(Entries with chart source code)
+--

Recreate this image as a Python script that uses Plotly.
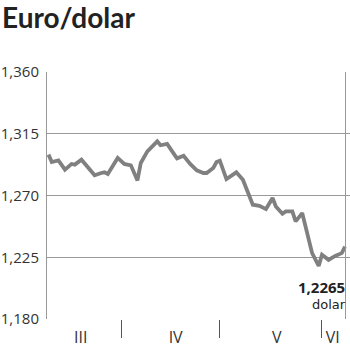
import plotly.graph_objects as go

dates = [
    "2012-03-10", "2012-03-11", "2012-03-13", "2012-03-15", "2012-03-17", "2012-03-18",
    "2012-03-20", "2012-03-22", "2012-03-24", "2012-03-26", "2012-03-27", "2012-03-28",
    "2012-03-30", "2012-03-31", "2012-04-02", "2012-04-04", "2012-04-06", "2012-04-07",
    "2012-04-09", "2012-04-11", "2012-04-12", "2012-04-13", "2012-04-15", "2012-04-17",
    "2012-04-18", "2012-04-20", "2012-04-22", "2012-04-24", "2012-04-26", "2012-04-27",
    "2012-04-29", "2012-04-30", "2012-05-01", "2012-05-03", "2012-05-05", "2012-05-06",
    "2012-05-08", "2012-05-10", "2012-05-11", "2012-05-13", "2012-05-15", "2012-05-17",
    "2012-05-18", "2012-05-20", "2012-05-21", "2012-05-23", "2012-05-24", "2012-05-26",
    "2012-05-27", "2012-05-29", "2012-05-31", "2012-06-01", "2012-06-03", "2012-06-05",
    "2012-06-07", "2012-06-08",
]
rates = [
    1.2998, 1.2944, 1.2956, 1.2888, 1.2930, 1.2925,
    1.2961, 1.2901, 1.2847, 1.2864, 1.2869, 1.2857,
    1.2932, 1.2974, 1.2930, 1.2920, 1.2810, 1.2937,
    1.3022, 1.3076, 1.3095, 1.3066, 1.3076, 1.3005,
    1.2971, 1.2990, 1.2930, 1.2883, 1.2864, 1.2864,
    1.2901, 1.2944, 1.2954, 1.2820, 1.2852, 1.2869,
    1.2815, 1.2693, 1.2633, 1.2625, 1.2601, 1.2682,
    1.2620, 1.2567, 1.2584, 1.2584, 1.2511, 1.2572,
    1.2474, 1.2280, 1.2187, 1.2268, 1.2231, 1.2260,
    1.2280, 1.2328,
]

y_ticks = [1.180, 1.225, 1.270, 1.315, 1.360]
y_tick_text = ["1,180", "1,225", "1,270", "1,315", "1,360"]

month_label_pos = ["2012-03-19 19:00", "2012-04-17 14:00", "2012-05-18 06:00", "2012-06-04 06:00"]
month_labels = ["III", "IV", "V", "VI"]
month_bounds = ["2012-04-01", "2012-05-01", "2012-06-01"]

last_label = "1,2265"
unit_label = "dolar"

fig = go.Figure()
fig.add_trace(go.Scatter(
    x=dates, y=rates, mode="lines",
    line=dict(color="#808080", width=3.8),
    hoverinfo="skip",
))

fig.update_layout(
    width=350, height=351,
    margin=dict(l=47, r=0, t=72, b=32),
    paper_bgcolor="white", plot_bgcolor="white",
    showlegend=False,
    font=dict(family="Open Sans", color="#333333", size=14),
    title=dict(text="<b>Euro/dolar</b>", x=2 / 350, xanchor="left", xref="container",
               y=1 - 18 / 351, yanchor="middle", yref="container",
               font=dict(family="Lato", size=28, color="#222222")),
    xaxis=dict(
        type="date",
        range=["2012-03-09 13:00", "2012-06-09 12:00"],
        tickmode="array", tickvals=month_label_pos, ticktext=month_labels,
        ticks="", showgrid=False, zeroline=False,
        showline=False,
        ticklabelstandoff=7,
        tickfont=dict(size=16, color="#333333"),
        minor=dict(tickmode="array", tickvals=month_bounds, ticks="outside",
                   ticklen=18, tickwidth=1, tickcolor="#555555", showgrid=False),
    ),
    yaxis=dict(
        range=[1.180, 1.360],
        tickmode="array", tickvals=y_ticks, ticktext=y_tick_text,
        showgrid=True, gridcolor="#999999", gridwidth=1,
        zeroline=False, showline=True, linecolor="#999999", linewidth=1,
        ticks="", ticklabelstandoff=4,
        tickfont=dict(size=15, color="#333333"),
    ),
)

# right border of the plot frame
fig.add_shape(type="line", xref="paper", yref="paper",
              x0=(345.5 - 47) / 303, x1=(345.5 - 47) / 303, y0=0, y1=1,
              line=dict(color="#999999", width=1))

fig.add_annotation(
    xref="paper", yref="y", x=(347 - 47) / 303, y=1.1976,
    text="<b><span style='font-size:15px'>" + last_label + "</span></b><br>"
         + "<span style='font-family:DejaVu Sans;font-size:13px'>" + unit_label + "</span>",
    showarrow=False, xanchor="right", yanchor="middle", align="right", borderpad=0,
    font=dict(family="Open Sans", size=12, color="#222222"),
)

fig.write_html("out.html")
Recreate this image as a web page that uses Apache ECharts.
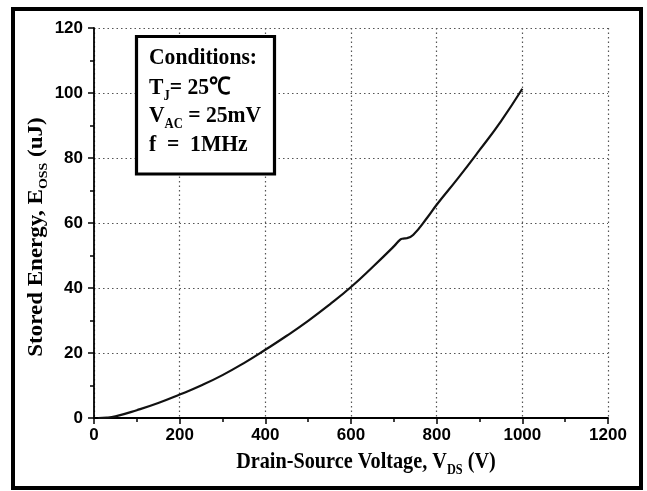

+--

Task brief: Quote only what lies between the first line of the records and the line containing "import plotly.graph_objects as go", please, including both lines and excluding images.

Answer to this task:
Recreate this image as a Python script that uses Plotly.
import plotly.graph_objects as go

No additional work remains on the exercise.